From dbdb541f79764f095a633169f8711f2e7b76ba88 Mon Sep 17 00:00:00 2001
From: chenzihong-gavin <chenzihong_gavin@foxmail.com>
Date: Wed, 10 Sep 2025 16:54:00 +0800
Subject: [PATCH 2/2] fix: stream log to cmd

---
 graphgen/configs/multi_hop_config.yaml | 2 +-
 graphgen/operators/traverse_graph.py   | 4 +++-
 webui/app.py                           | 2 +-
 3 files changed, 5 insertions(+), 3 deletions(-)

diff --git a/graphgen/configs/multi_hop_config.yaml b/graphgen/configs/multi_hop_config.yaml
index 530edcd1..bb75d0a9 100644
--- a/graphgen/configs/multi_hop_config.yaml
+++ b/graphgen/configs/multi_hop_config.yaml
@@ -7,7 +7,7 @@ search: # web search configuration
   enabled: false # whether to enable web search
   search_types: ["google"] # search engine types, support: google, bing, uniprot, wikipedia
 quiz_and_judge_strategy: # quiz and test whether the LLM masters the knowledge points
-  enabled: true
+  enabled: false
   quiz_samples: 2 # number of quiz samples to generate
   re_judge: false # whether to re-judge the existing quiz samples
 traverse_strategy: # strategy for clustering sub-graphs using comprehension loss
diff --git a/graphgen/operators/traverse_graph.py b/graphgen/operators/traverse_graph.py
index dfc815f4..16e2d25b 100644
--- a/graphgen/operators/traverse_graph.py
+++ b/graphgen/operators/traverse_graph.py
@@ -135,7 +135,9 @@ def get_average_loss(batch: tuple, loss_strategy: str) -> float:
             ) / (len(batch[0]) + len(batch[1]))

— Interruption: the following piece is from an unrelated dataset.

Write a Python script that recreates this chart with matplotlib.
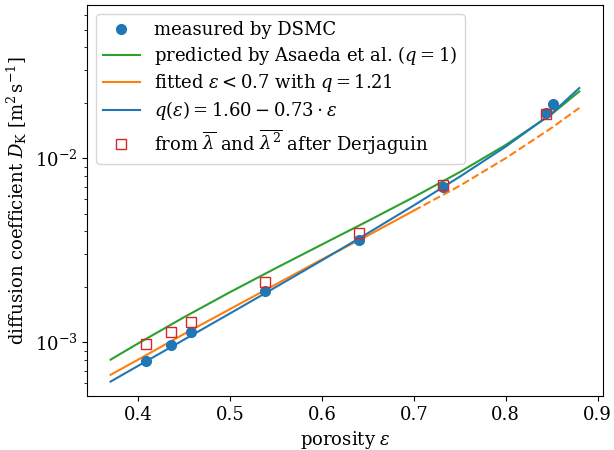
import matplotlib
matplotlib.use("Agg")
import matplotlib.pyplot as plt

plt.rcParams['font.family'] = ['DejaVu Serif']
plt.rcParams['mathtext.fontset'] = 'dejavuserif'
plt.rcParams['font.size'] = 13

# porosity of the measured samples
eps_meas = [0.408, 0.4355, 0.457, 0.5385, 0.640, 0.7315, 0.8439, 0.8518]
# DSMC results
d_dsmc = [7.91e-4, 9.71e-4, 1.13e-3, 1.90e-3, 3.61e-3, 6.94e-3, 1.76e-2, 1.96e-2]
# Derjaguin estimate (no value for the last sample)
eps_derj = [0.408, 0.4355, 0.457, 0.5385, 0.640, 0.7315, 0.8439]
d_derj = [9.75e-4, 1.137e-3, 1.294e-3, 2.12e-3, 3.94e-3, 7.13e-3, 1.73e-2]

eps_curve = [0.37, 0.40, 0.45, 0.50, 0.55, 0.60, 0.65, 0.70, 0.75, 0.80, 0.85, 0.88]
d_asaeda = [8.04e-4, 9.85e-4, 1.368e-3, 1.871e-3, 2.529e-3, 3.396e-3,
            4.555e-3, 6.145e-3, 8.404e-3, 1.180e-2, 1.736e-2, 2.304e-2]
d_qlin = [6.11e-4, 7.44e-4, 1.033e-3, 1.434e-3, 1.995e-3, 2.786e-3,
          3.913e-3, 5.54e-3, 7.933e-3, 1.156e-2, 1.750e-2, 2.404e-2]

eps_fit = [0.37, 0.40, 0.45, 0.50, 0.55, 0.60, 0.65, 0.70]
d_fit = [6.65e-4, 8.04e-4, 1.109e-3, 1.514e-3, 2.065e-3, 2.818e-3, 3.80e-3, 5.19e-3]
eps_extra = [0.70, 0.75, 0.80, 0.85, 0.88]
d_extra = [5.19e-3, 7.08e-3, 1.0e-2, 1.462e-2, 1.875e-2]

fig, ax = plt.subplots(figsize=(6.14, 4.5), dpi=100)
fig.subplots_adjust(left=0.142, right=0.9816, bottom=0.12, top=0.989)

ax.plot(eps_meas, d_dsmc, 'o', color='tab:blue', markersize=7, label='measured by DSMC', zorder=3)
ax.plot(eps_curve, d_asaeda, '-', color='tab:green', lw=1.5,
        label=r'predicted by Asaeda et al. ($q=1$)')
ax.plot(eps_fit, d_fit, '-', color='tab:orange', lw=1.5,
        label=r'fitted $\varepsilon<0.7$ with $q=1.21$')
ax.plot(eps_extra, d_extra, '--', color='tab:orange', lw=1.5)
ax.plot(eps_curve, d_qlin, '-', color='tab:blue', lw=1.5,
        label=r'$q(\varepsilon)=1.60-0.73\cdot\varepsilon$')
ax.plot(eps_derj, d_derj, 's', markerfacecolor='none', markeredgecolor='tab:red',
        markersize=7, label=r'from $\overline{\lambda}$ and $\overline{\lambda^2}$ after Derjaguin',
        zorder=4)

ax.set_yscale('log')
ax.set_ylim(5.1e-4, 6.8e-2)
ax.set_xlabel(r'porosity $\varepsilon$')
ax.set_ylabel(r'diffusion coefficient $D_\mathrm{K}$ [m$^2\,$s$^{-1}$]')
ax.legend(loc='upper left', labelspacing=0.28)

plt.savefig('out.png')
plt.close()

         raise ValueError("Invalid loss strategy")
     except Exception as e:  # pylint: disable=broad-except
-        logger.error("Error calculating average loss: %s", e)
+        logger.warning(
+            "Loss not found in some nodes or edges, setting loss to -1.0: %s", e
+        )
         return -1.0
 
 
diff --git a/webui/app.py b/webui/app.py
index 917495e0..f2148531 100644
--- a/webui/app.py
+++ b/webui/app.py
@@ -38,7 +38,7 @@ def init_graph_gen(config: dict, env: dict) -> GraphGen:
     # Set up working directory
     log_file, working_dir = setup_workspace(os.path.join(root_dir, "cache"))
 
-    set_logger(log_file, if_stream=False)
+    set_logger(log_file, if_stream=True)
     graph_gen = GraphGen(working_dir=working_dir, config=config)
 
     # Set up LLM clients